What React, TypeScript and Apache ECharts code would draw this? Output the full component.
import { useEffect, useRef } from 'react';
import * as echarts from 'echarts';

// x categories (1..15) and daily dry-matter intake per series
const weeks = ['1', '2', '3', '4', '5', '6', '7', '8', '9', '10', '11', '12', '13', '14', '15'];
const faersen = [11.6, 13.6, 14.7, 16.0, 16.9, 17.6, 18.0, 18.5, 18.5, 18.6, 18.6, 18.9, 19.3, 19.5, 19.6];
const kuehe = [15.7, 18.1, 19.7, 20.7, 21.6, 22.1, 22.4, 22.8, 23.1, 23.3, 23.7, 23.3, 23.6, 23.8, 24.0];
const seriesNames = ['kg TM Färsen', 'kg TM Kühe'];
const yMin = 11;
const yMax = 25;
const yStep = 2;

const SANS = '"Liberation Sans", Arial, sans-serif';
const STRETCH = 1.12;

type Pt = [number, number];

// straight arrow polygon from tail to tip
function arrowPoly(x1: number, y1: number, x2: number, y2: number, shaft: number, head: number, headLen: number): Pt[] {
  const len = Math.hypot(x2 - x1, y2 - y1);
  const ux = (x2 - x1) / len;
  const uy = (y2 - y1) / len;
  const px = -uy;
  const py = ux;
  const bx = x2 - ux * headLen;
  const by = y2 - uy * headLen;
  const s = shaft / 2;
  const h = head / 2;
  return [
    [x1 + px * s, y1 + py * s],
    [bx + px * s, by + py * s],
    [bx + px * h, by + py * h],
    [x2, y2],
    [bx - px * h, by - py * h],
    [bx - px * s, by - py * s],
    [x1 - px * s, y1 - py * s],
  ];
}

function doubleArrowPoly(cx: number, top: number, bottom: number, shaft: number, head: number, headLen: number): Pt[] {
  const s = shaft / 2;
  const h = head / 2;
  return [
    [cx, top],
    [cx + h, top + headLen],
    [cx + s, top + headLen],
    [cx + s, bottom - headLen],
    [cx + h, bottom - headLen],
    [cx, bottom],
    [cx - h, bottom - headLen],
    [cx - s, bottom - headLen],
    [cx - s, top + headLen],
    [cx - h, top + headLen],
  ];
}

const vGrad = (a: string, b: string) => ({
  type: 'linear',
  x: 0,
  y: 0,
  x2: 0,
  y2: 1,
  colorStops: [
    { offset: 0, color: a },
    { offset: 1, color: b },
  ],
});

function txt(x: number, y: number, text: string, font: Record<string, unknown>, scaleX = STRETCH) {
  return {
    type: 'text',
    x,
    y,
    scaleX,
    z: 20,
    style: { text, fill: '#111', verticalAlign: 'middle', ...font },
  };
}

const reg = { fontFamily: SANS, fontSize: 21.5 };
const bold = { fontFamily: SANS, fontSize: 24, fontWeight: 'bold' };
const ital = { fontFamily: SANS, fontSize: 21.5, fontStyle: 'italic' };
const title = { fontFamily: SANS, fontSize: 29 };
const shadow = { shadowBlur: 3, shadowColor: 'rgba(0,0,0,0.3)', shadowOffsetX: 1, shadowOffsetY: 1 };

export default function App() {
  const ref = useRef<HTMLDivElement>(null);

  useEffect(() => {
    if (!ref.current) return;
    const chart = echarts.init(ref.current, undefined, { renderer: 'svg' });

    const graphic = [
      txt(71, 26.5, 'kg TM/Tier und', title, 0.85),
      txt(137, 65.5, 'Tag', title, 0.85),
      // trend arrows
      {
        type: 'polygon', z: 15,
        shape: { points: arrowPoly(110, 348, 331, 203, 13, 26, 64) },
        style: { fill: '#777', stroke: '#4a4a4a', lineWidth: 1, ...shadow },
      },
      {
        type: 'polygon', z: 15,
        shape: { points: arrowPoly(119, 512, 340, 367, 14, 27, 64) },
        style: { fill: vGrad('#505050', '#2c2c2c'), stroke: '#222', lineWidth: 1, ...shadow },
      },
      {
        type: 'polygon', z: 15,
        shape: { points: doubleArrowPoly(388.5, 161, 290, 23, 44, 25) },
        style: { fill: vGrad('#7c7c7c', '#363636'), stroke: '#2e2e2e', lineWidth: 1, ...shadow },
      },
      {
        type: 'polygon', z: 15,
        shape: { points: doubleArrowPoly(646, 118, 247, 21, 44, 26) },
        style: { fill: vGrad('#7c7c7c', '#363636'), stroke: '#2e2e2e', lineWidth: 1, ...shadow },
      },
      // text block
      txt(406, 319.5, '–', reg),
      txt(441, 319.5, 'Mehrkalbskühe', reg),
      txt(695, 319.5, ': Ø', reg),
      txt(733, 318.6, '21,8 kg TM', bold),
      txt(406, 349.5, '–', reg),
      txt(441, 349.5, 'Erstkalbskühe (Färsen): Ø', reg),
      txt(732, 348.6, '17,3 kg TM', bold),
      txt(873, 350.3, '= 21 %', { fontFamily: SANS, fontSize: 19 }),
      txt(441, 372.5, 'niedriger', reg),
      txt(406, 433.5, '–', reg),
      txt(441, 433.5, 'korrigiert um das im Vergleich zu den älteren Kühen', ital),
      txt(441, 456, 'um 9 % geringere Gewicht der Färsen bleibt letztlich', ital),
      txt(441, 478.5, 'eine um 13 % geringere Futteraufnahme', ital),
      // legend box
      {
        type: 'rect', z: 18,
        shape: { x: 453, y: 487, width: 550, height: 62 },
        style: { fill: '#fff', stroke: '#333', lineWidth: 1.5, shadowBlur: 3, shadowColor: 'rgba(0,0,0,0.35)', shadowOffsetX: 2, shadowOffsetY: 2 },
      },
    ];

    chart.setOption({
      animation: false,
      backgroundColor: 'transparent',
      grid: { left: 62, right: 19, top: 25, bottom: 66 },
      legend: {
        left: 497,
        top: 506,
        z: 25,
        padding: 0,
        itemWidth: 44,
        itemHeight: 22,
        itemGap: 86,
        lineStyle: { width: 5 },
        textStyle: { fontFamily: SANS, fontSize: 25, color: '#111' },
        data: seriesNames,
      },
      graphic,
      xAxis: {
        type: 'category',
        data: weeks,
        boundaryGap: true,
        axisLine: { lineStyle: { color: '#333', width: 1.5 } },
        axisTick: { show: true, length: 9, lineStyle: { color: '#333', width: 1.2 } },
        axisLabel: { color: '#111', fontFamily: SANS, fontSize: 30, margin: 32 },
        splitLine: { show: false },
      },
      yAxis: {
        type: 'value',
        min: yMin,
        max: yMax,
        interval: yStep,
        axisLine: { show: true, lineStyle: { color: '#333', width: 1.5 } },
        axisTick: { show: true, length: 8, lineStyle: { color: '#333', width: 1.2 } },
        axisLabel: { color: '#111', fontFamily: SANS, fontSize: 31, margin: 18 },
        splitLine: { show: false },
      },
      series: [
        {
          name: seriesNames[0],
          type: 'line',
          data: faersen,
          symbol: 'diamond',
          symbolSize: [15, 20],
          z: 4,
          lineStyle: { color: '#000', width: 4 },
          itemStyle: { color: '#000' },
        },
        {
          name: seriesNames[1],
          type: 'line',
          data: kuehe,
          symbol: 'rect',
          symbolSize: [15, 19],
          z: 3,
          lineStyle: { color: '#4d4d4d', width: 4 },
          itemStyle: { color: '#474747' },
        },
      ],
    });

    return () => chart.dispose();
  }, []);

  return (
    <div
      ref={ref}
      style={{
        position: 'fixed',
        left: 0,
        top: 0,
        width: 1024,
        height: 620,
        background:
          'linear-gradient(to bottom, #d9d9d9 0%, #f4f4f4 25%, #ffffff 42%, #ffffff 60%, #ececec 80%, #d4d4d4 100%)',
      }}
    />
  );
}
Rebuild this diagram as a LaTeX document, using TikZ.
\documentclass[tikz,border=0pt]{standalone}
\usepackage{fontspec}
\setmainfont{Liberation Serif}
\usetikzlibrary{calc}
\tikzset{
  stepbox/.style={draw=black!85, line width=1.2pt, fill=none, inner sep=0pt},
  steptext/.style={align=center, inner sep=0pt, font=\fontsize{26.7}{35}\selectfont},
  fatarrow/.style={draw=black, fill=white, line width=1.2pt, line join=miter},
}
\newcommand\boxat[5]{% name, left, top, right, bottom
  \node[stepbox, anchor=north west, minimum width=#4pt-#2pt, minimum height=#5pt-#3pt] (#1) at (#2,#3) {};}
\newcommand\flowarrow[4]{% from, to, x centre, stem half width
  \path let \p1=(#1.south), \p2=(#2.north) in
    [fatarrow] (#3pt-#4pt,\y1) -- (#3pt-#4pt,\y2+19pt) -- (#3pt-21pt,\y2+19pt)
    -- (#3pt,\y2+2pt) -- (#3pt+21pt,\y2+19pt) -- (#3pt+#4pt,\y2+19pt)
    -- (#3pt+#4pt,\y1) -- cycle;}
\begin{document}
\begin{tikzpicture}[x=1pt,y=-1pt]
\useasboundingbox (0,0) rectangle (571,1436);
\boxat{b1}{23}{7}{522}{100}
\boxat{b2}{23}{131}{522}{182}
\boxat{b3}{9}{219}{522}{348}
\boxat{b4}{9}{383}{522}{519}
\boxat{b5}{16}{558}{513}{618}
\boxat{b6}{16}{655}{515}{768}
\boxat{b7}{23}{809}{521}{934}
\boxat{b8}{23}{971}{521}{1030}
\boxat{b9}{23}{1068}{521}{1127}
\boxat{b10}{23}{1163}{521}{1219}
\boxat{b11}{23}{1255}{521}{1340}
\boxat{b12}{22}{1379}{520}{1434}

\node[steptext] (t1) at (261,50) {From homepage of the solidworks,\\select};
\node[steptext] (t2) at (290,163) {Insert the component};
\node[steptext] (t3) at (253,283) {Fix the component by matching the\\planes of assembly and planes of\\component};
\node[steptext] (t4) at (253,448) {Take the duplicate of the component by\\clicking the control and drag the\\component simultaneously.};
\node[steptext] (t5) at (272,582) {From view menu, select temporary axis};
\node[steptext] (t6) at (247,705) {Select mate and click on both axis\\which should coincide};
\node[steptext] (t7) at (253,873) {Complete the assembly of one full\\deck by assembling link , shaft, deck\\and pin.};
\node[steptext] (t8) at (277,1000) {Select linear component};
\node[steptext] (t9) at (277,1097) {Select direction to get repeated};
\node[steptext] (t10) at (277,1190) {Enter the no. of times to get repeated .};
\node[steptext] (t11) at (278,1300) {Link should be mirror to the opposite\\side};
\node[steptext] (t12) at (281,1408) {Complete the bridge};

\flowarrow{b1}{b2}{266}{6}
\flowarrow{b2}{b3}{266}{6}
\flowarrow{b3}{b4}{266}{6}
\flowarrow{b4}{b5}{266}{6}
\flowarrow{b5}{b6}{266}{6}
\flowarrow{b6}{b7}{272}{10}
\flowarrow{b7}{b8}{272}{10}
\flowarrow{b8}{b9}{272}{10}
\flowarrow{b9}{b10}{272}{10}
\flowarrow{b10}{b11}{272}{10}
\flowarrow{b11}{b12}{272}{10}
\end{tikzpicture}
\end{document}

● **Objective**: Each line above that includes "full" counts once; state the total and nothing more.

● **The completed task**: 2